Einen Klassiker wie „Lolita“ von Nabokov zur Vorlage zu nehmen, ist riskant. Ruckpaul begegnet diesem Risiko, indem sie Dolores als Erwachsene und in der Rückschau berichten lässt. So schafft sie eine figurenpsychologisch anspruchsvolle Erzählerin: Denn hinter den Beschimpfungen, dem Aufbäumen gegen das Opfersein und dem Kampf um Autonomie wird immer wieder auch das traumatisierte Kind sichtbar. Mehr als Nabokov widmet sich die Autorin der Vorgeschichte der Ereignisse um Humbert Humbert. So gewinnt in ihrer Erzählung ein Mädchen Kontur, dessen Mutter sie systematisch vernachlässigt, die von Klein auf Übergriffe erfährt, die nie gelernt hat, Grenzen zu setzen. Ein Mädchen, in dessen Hilflosigkeit die einzige Macht der eigene Körper ist.
„Ich erinnere mich sehr genau, wie ich staunte, dass ein bloßes Berühren der Lippen so viel bei ihm auslösen konnte: beschleunigter Atem, sich winden, schwitzen, knurren. Das ist ja leicht. Im Grunde wird es ganz leicht, sagte ich mir. Es war, als hätte jemand eine andere Beleuchtung angeknipst. Alle Lichter waren auf mich gerichtet. Zum ersten Mal in meinem Leben hatte ich die volle Aufmerksamkeit eines Menschen.“

Trauma und Selbstermächtigung

Dabei liefert „Bye bye Lolita“ keine einfachen Antworten: Wenn die Erzählerin beschreibt, wie sie es als erwachsene Frau mag, beim Sex machtlos zu sein und gedemütigt zu werden, stellt der Text die schmale Linie zwischen Trauma und Selbstermächtigung dar. Fest steht: Ruckpauls Dolores Haze hat die Missbrauchserfahrung inkorporiert, sie durchdringt auch ihre erwachsenen Beziehungen.

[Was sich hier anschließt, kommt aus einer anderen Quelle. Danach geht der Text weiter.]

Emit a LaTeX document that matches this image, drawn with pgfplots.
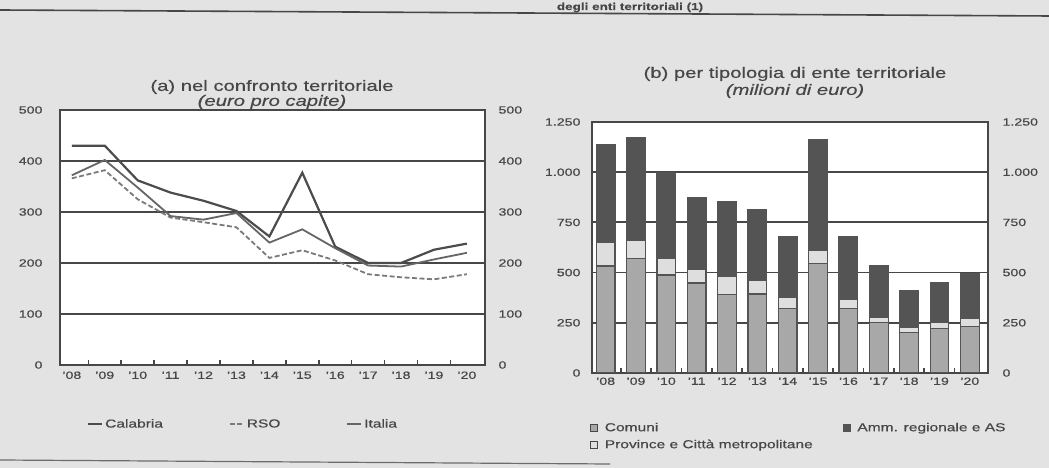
\documentclass[border=0pt]{standalone}
\usepackage{fontspec}
\setmainfont{Liberation Sans}[FakeStretch=1.35, FakeBold=0.5]
\usepackage{pgfplots}
\pgfplotsset{compat=1.18}
\usepackage{pgfplotstable}

\definecolor{bg}{gray}{0.89}
\definecolor{ink}{gray}{0.28}
\definecolor{lineA}{gray}{0.30}
\definecolor{lineB}{gray}{0.40}
\definecolor{lineC}{gray}{0.48}
\definecolor{amm}{gray}{0.33}
\definecolor{com}{gray}{0.66}
\definecolor{prov}{gray}{0.87}

\newcommand\ticks{\fontsize{10.5}{12}\selectfont}
\newcommand\legendfont{\fontsize{11.5}{13}\selectfont}
\newcommand\titlefont{\fontsize{15}{18}\selectfont}

% investment spending per capita (euro)
\pgfplotstableread{
x Calabria RSO Italia
0 430 366 372
1 430 382 402
2 362 325 348
3 338 289 292
4 322 280 285
5 302 270 298
6 252 210 240
7 377 225 266
8 232 205 229
9 200 178 195
10 200 172 193
11 226 168 207
12 238 178 220
}\percapita

% investment spending by type of body (million euro)
\pgfplotstableread{
x Comuni Province Amm
0 533 117 485
1 570 92 508
2 488 84 428
3 448 67 360
4 392 90 373
5 393 67 355
6 320 58 302
7 547 66 547
8 323 42 315
9 250 25 260
10 202 25 183
11 220 30 200
12 230 42 223
}\enti

\pgfplotsset{
  panel/.style={
    scale only axis, anchor=south west,
    /pgf/number format/assume math mode=true,
    axis background/.style={fill=white},
    axis line style={ink, line width=2pt},
    ymajorgrids, grid style={ink, line width=1.8pt},
    ytick style={draw=none},
    yticklabel style={font=\ticks, text=ink},
    xticklabel style={font=\ticks, text=ink},
    xtick={0,...,12},
    xticklabels={’08,’09,’10,’11,’12,’13,’14,’15,’16,’17,’18,’19,’20},
    major x tick style={draw=none},
    minor xtick={0.5,1.5,...,11.5},
    minor x tick style={ink, line width=1.6pt},
    minor tick length=5pt, tick align=inside, xtick pos=bottom,
  },
  rightlabels/.style={
    scale only axis, anchor=south west,
    /pgf/number format/assume math mode=true,
    axis x line=none, axis y line*=right,
    axis line style={draw=none},
    ytick style={draw=none},
    yticklabel style={font=\ticks, text=ink},
  },
}

\begin{document}
\begin{tikzpicture}[x=1pt,y=1pt]
\useasboundingbox (0,0) rectangle (1049,468);
\fill[bg] (0,0) rectangle (1049,468);

% heading rule, with the end of the heading above it
\node[font=\fontsize{10}{12}\selectfont\bfseries, text=ink, anchor=base] at (630,458) {degli enti territoriali (1)};
\draw[ink, line width=1.6pt] (0,458) -- (1049,452);
\draw[ink!80, line width=1.2pt] (0,8) -- (610,4);

% panel titles
\node[font=\titlefont, text=ink] at (272,381) {(a) nel confronto territoriale};
\node[font=\titlefont\itshape, text=ink] at (272,366) {(euro pro capite)};
\node[font=\titlefont, text=ink] at (795,394) {(b) per tipologia di ente territoriale};
\node[font=\titlefont\itshape, text=ink] at (795,377) {(milioni di euro)};

% (a) per-capita lines
\begin{axis}[panel,
  at={(60pt,103pt)}, width=425pt, height=255pt,
  xmin=-0.36, xmax=12.55, ymin=0, ymax=500,
  ytick={0,100,...,500},
  yticklabel style={xshift=-14pt},
  xticklabel style={yshift=-3pt},
  legend columns=3,
  legend style={at={(0.063,-0.232)}, anchor=west, draw=none, fill=none,
    font=\legendfont, text=ink, inner sep=0pt,
    /tikz/every even column/.append style={column sep=64pt}},
  legend image code/.code={\draw[#1] (0pt,0pt) -- (14pt,0pt);},
]
\addplot[lineA, line width=2.2pt] table[x=x,y=Calabria]{\percapita};
\addlegendentry{Calabria}
\addplot[lineC, line width=1.8pt, dash pattern=on 5pt off 2.5pt] table[x=x,y=RSO]{\percapita};
\addlegendentry{RSO}
\addplot[lineB, line width=1.8pt] table[x=x,y=Italia]{\percapita};
\addlegendentry{Italia}
\end{axis}
\begin{axis}[rightlabels,
  at={(60pt,103pt)}, width=425pt, height=255pt,
  xmin=-0.36, xmax=12.55, ymin=0, ymax=500,
  ytick={0,100,...,500},
  yticklabel style={xshift=10pt},
]
\end{axis}

% (b) stacked bars by type of body
\begin{axis}[panel,
  at={(592pt,95pt)}, width=396pt, height=251pt,
  xmin=-0.45, xmax=12.6, ymin=0, ymax=1250,
  ybar stacked, bar width=18.7pt,
  ytick={0,250,...,1250},
  yticklabels={0,250,500,750,1.000,1.250},
  yticklabel style={xshift=-8pt},
  xticklabel style={yshift=-1pt},
  legend columns=2, legend cell align=left,
  legend style={at={(-0.005,-0.19)}, anchor=north west, draw=none, fill=none,
    font=\legendfont, text=ink, inner sep=0pt, row sep=3pt,
    /tikz/every even column/.append style={column sep=28pt}},
  legend image code/.code={\draw[#1, line width=0.8pt] (0pt,-3.5pt) rectangle (7pt,3.5pt); \path (12pt,0pt);},
]
\addlegendimage{fill=com, draw=ink}
\addlegendentry{Comuni}
\addlegendimage{fill=amm, draw=amm}
\addlegendentry{Amm. regionale e AS}
\addlegendimage{fill=prov, draw=ink}
\addlegendentry{Province e Città metropolitane}
\addplot[fill=com, draw=amm, line width=1.2pt] table[x=x,y=Comuni]{\enti};
\addplot[fill=prov, draw=amm, line width=1.2pt] table[x=x,y=Province]{\enti};
\addplot[fill=amm, draw=amm, line width=1.2pt] table[x=x,y=Amm]{\enti};
\end{axis}
\begin{axis}[rightlabels,
  at={(592pt,95pt)}, width=396pt, height=251pt,
  xmin=-0.45, xmax=12.6, ymin=0, ymax=1250,
  ytick={0,250,...,1250},
  yticklabels={0,250,500,750,1.000,1.250},
  yticklabel style={xshift=11pt},
]
\end{axis}
\end{tikzpicture}
\end{document}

„Ich bin eine Illusionistin. Ich bin immer die Richtige für die, die nach der Richtigen suchen. Für alle anderen bin ich eine andere.“
„Es ist sicher einfacher, Humbert Humberts geheimes Tagebuch zu lesen, aber ich kann euch meine Erinnerungen nicht ersparen, so wie auch mir nichts erspart wurde“, heißt es zu Beginn der Aufzeichnung. Das stimmt. „Bye Bye Lolita“ macht in seiner Anklage auch vor seinen Lesern nicht halt, wenn Dolores beispielsweise reflektiert, dass Humberts Ästhetisierung der Vergewaltigung bei der Lektüre eine potenziell erregende Wirkung hat. Ein Text, der nicht berührt, sondern seine Leser angreift.